Sixth, Moriarty has committed to relying on diversion to keep cases out of the criminal system. Pretrial diversion is a statutory mechanism whereby a prosecutor can offer a defendant the choice to participate in programming that will then result in the charges against them being dismissed at a future date. Moriarty has indicated she wants her prosecutors to make use of this tool.
Seventh, Moriarty discussed openly on the campaign trail her admiration for the work of leading restorative justice advocate Danielle Sered and talked about the need for a pretrial diversion program for violent offenses here in Minnesota. This would confront the reality that, to end mass incarceration, we must address how we deal with violent crime, a primary driver of our prison population. The solution of incapacitating people who have done harm by placing them in a cage is not solving the U.S. addiction to violence. Programs that allow for accountability and repair for serious forms of harm without prison sentences must be a tool available to our system, and can lead to decarceration in ways that focusing solely on low-level offenses cannot.
Eighth, Moriarty will reform the office’s approach to cash bail. Moriarty has long sought to reduce pretrial incarceration of people due solely to their poverty and sees the constitutional problems with a system in which the quality of justice someone receives depends on whether their loved ones can scratch together funds to ransom them from jail ahead of trial. Moriarty has the power to instruct her trial attorneys to seek summons for defendants rather than warrants so that they do not enter the jail at all. If in extreme circumstances a summons would not suffice and they believe a warrant must be taken, her attorneys should advocate for no cash bail to be set. Studies show, and I know Moriarty knows, that the outcomes for individuals are far better in every sense when they have their freedom during the pendency of their case.
In a time when many in Minneapolis have been demanding transformational change, these shifts are opportunities to make a meaningful difference. I expect that these shifts will be opposed by some both inside of the Hennepin County Attorney’s Office and within pockets of the community—just like there has been pushback in other cities where reformers have been elected.
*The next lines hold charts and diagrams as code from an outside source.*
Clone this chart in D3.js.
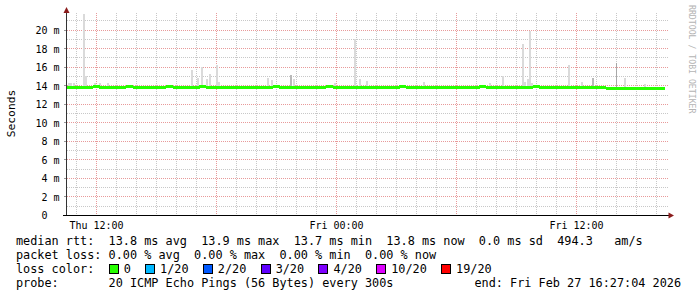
<!DOCTYPE html>
<html>
<head>
<meta charset="utf-8">
<script src="https://cdn.jsdelivr.net/npm/d3@7"></script>
<style>
  html, body { margin: 0; padding: 0; background: #fff; }
  svg { display: block; }
  text { font-family: "DejaVu Sans Mono", monospace; white-space: pre; }
</style>
</head>
<body>
<svg id="chart" width="697" height="297"></svg>
<script>
// ---------------------------------------------------------------------------
// Data (last 30 hours)
// ---------------------------------------------------------------------------
const graphStart = "2026-02-26 10:30";
const graphEnd   = "2026-02-27 16:30";
const lastUpdate = "2026-02-27 16:27";

// median rtt in ms, one value per 20 minutes from graphStart
const medianStepMin = 20;
const medianMs = [
  13.79, 13.81, 13.77, 13.80, 13.83, 13.78, 13.80, 13.76, 13.79,
  13.82, 13.78, 13.80, 13.77, 13.81, 13.79, 13.83, 13.78, 13.80,
  13.76, 13.80, 13.82, 13.79, 13.77, 13.81, 13.78, 13.80, 13.79,
  13.81, 13.77, 13.80, 13.78, 13.82, 13.79, 13.76, 13.80, 13.81,
  13.78, 13.80, 13.79, 13.83, 13.77, 13.80, 13.78, 13.81, 13.79,
  13.80, 13.77, 13.81, 13.79, 13.78, 13.82, 13.80, 13.76, 13.79,
  13.81, 13.78, 13.80, 13.79, 13.77, 13.81, 13.80, 13.78, 13.82,
  13.79, 13.80, 13.77, 13.81, 13.78, 13.80, 13.79, 13.82, 13.78,
  13.80, 13.77, 13.79, 13.81, 13.78, 13.80, 13.76, 13.79, 13.72,
  13.70, 13.68, 13.66, 13.69, 13.67, 13.68, 13.65, 13.68, 13.67,
];

// smoke: samples where the slowest pings stood out above the median
const smokeTimes = [
  "2026-02-26 10:36", "2026-02-26 10:42", "2026-02-26 10:51", "2026-02-26 11:21",
  "2026-02-26 11:27", "2026-02-26 11:54", "2026-02-26 12:09", "2026-02-26 12:33",
  "2026-02-26 16:45", "2026-02-26 17:03", "2026-02-26 17:15", "2026-02-26 17:30",
  "2026-02-26 17:39", "2026-02-26 18:00", "2026-02-26 18:06", "2026-02-26 20:33",
  "2026-02-26 20:45", "2026-02-26 21:42", "2026-02-26 21:51", "2026-02-26 23:54",
  "2026-02-27 00:54", "2026-02-27 01:09", "2026-02-27 01:30", "2026-02-27 04:21",
  "2026-02-27 07:39", "2026-02-27 08:18", "2026-02-27 09:18", "2026-02-27 09:24",
  "2026-02-27 09:33", "2026-02-27 09:39", "2026-02-27 09:45", "2026-02-27 11:36",
  "2026-02-27 12:15", "2026-02-27 12:48", "2026-02-27 14:00", "2026-02-27 14:24",
  "2026-02-27 15:24",
];
const smokeMaxMs = [
  14.2, 14.2, 14.2, 21.7,
  15.0, 14.2, 14.2, 14.2,
  15.7, 14.8, 16.0, 14.7,
  15.2, 16.2, 14.3, 14.8,
  14.6, 15.1, 14.7, 14.2,
  19.0, 14.7, 14.5, 14.3,
  14.2, 15.0, 18.5, 14.3,
  14.7, 19.9, 14.2, 16.2,
  14.3, 14.8, 16.4, 14.8,
  14.1,
];
// how many of the 20 pings landed up there (denser smoke = darker grey)
const smokeHits = [
  1, 1, 1, 1,
  1, 1, 1, 1,
  1, 1, 1, 1,
  1, 1, 1, 1,
  1, 3, 1, 1,
  1, 1, 1, 1,
  1, 1, 1, 1,
  1, 1, 1, 1,
  1, 3, 4, 1,
  1,
];

const yTicks = [0, 2, 4, 6, 8, 10, 12, 14, 16, 18, 20];

const lossLabels = ["0", "1/20", "2/20", "3/20", "4/20", "10/20", "19/20"];
const lossColors = ["#26ff00", "#00b8ff", "#0059ff", "#5e00ff", "#7e00ff", "#dd00ff", "#ff0000"];

const statLines = [
  "median rtt:  13.8 ms avg  13.9 ms max  13.7 ms min  13.8 ms now  0.0 ms sd  494.3   am/s",
  "packet loss: 0.00 % avg  0.00 % max  0.00 % min  0.00 % now",
  "loss color:",
  "probe:       20 ICMP Echo Pings (56 Bytes) every 300s",
];
const endLabel = "end: Fri Feb 27 16:27:04 2026";

// ---------------------------------------------------------------------------
// Scales
// ---------------------------------------------------------------------------
const parse = d3.timeParse("%Y-%m-%d %H:%M");
const t0 = parse(graphStart), t1 = parse(graphEnd), tLast = parse(lastUpdate);

const x = d3.scaleTime().domain([t0, t1]).range([66, 666]);
const y = d3.scaleLinear().domain([0, 21.8]).range([215, 13]);
const px = (v) => Math.round(v) + 0.5;

const gridGray = "#c8c8c8";
const gridRed  = "#e89a9a";
const arrowRed = "#8b1c1c";

const svg = d3.select("#chart");

// ---------------------------------------------------------------------------
// Grid
// ---------------------------------------------------------------------------
const grid = svg.append("g")
  .attr("stroke-dasharray", "1,1").attr("shape-rendering", "crispEdges");

grid.selectAll("line.h").data(y.ticks(22).filter((v) => v > 0 && v <= 21.8)).join("line")
  .attr("class", "h")
  .attr("x1", 67).attr("x2", 669)
  .attr("y1", (d) => px(y(d))).attr("y2", (d) => px(y(d)))
  .attr("stroke", (d) => d % 2 === 0 ? gridRed : gridGray);

grid.selectAll("line.v").data(x.ticks(d3.timeHour.every(1)).filter((d) => d > t0)).join("line")
  .attr("class", "v")
  .attr("x1", (d) => px(x(d))).attr("x2", (d) => px(x(d)))
  .attr("y1", 13).attr("y2", 215)
  .attr("stroke", (d) => d.getHours() % 6 === 0 ? gridRed : gridGray);

// ---------------------------------------------------------------------------
// Smoke + median
// ---------------------------------------------------------------------------
const smokeShade = d3.scaleLinear().domain([1, 4]).range(["#dadada", "#a8a8a8"]);
const smoke = smokeTimes.map((s, i) => ({ t: parse(s), max: smokeMaxMs[i], hits: smokeHits[i] }));

svg.append("g").attr("shape-rendering", "crispEdges")
  .selectAll("rect").data(smoke).join("rect")
  .attr("x", (d) => Math.round(x(d.t)))
  .attr("width", (d) => d.hits > 3 ? 1 : 2)
  .attr("y", (d) => Math.round(y(d.max)))
  .attr("height", (d) => Math.round(y(13.8)) - Math.round(y(d.max)))
  .attr("fill", (d) => smokeShade(d.hits));

const median = medianMs.map((v, i) => {
  const a = d3.timeMinute.offset(t0, i * medianStepMin);
  const b = d3.min([d3.timeMinute.offset(a, medianStepMin), tLast]);
  return { a, b, v };
});

svg.append("g").attr("shape-rendering", "crispEdges")
  .selectAll("rect").data(median).join("rect")
  .attr("x", (d) => x(d.a))
  .attr("width", (d) => x(d.b) - x(d.a) + 0.3)
  .attr("y", (d) => y(d.v) - 1.5)
  .attr("height", 3)
  .attr("fill", lossColors[0]);

// ---------------------------------------------------------------------------
// Axes
// ---------------------------------------------------------------------------
const yAxis = svg.append("g").attr("transform", "translate(66.5,0)")
  .call(d3.axisLeft(y).tickValues(yTicks).tickSize(0).tickPadding(7)
    .tickFormat((d) => d === 0 ? "0  " : `${d} m`));
yAxis.select(".domain").remove();
yAxis.selectAll("text")
  .attr("font-family", "DejaVu Sans Mono, monospace")
  .attr("font-size", "10px").attr("fill", "#000").attr("dy", "0.38em");

const xAxis = svg.append("g").attr("transform", "translate(0,215.5)")
  .call(d3.axisBottom(x).ticks(d3.timeHour.every(12)).tickSize(0).tickPadding(6)
    .tickFormat(d3.timeFormat("%a %H:%M")));
xAxis.select(".domain").remove();
xAxis.selectAll("text")
  .attr("font-family", "DejaVu Sans Mono, monospace")
  .attr("font-size", "10px").attr("fill", "#000");

const axes = svg.append("g").attr("shape-rendering", "crispEdges");
axes.append("line").attr("x1", 66.5).attr("x2", 66.5).attr("y1", 216).attr("y2", 12)
  .attr("stroke", "#333");
axes.append("line").attr("x1", 63).attr("x2", 670).attr("y1", 215.5).attr("y2", 215.5)
  .attr("stroke", "#000");
axes.selectAll("line.tick").data(yTicks.filter((v) => v > 0)).join("line")
  .attr("class", "tick")
  .attr("x1", 64).attr("x2", 66)
  .attr("y1", (d) => px(y(d))).attr("y2", (d) => px(y(d)))
  .attr("stroke", "#999");

svg.append("path").attr("d", "M66.5,7L63.5,13L69.5,13Z").attr("fill", arrowRed);
svg.append("path").attr("d", "M674,215.5L668.5,212.5L668.5,218.5Z").attr("fill", arrowRed);

// ---------------------------------------------------------------------------
// Labels
// ---------------------------------------------------------------------------
svg.append("text")
  .attr("transform", "translate(15,113.5) rotate(-90)")
  .attr("text-anchor", "middle").attr("font-size", "11.3px").attr("fill", "#000")
  .text("Seconds");

svg.append("text")
  .attr("transform", "translate(689,5) rotate(90)")
  .attr("font-size", "8.2px").attr("fill", "#b4b4b4")
  .text("RRDTOOL / TOBI OETIKER");

// ---------------------------------------------------------------------------
// Legend
// ---------------------------------------------------------------------------
const cw = 7.13;
const baselines = [244.5, 258.5, 272.5, 286.5];
const legend = svg.append("g").attr("font-size", "11.84px").attr("fill", "#000");

legend.selectAll("text.stat").data(statLines).join("text")
  .attr("class", "stat")
  .attr("x", 16).attr("y", (d, i) => baselines[i])
  .text((d) => d);

legend.append("text")
  .attr("x", 681).attr("y", baselines[3]).attr("text-anchor", "end")
  .text(endLabel);

let cursor = 16 + 13 * cw;
const lossItems = lossLabels.map((label, i) => {
  const item = { label, color: lossColors[i], box: cursor, tx: cursor + 15 };
  cursor = item.tx + (label.length + 2) * cw;
  return item;
});

legend.selectAll("rect.loss").data(lossItems).join("rect")
  .attr("class", "loss")
  .attr("x", (d) => Math.round(d.box) + 0.5).attr("y", 264.5)
  .attr("width", 9).attr("height", 9)
  .attr("fill", (d) => d.color).attr("stroke", "#000");

legend.selectAll("text.loss").data(lossItems).join("text")
  .attr("class", "loss")
  .attr("x", (d) => d.tx).attr("y", baselines[2])
  .text((d) => d.label);
</script>
</body>
</html>
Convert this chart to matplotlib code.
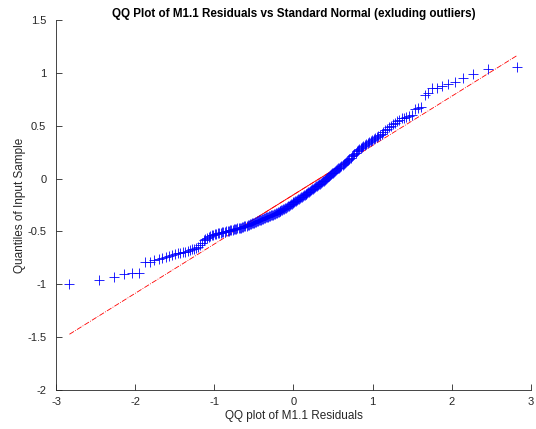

But ultimately, Moriarty answers to the Minnesotans who put her into office. If she turns her campaign promises into reality, leading to a safer and more just Hennepin County, she will strengthen the case for more people like her running for office: people who have seen the power of redemption, who see the harm in a punitive approach, and who are investing in the long-term health and safety of everyone in the community. And hopefully, down the road, Moriarty may even commit to reducing her own office’s power—power that for too long has caused a lot of harm.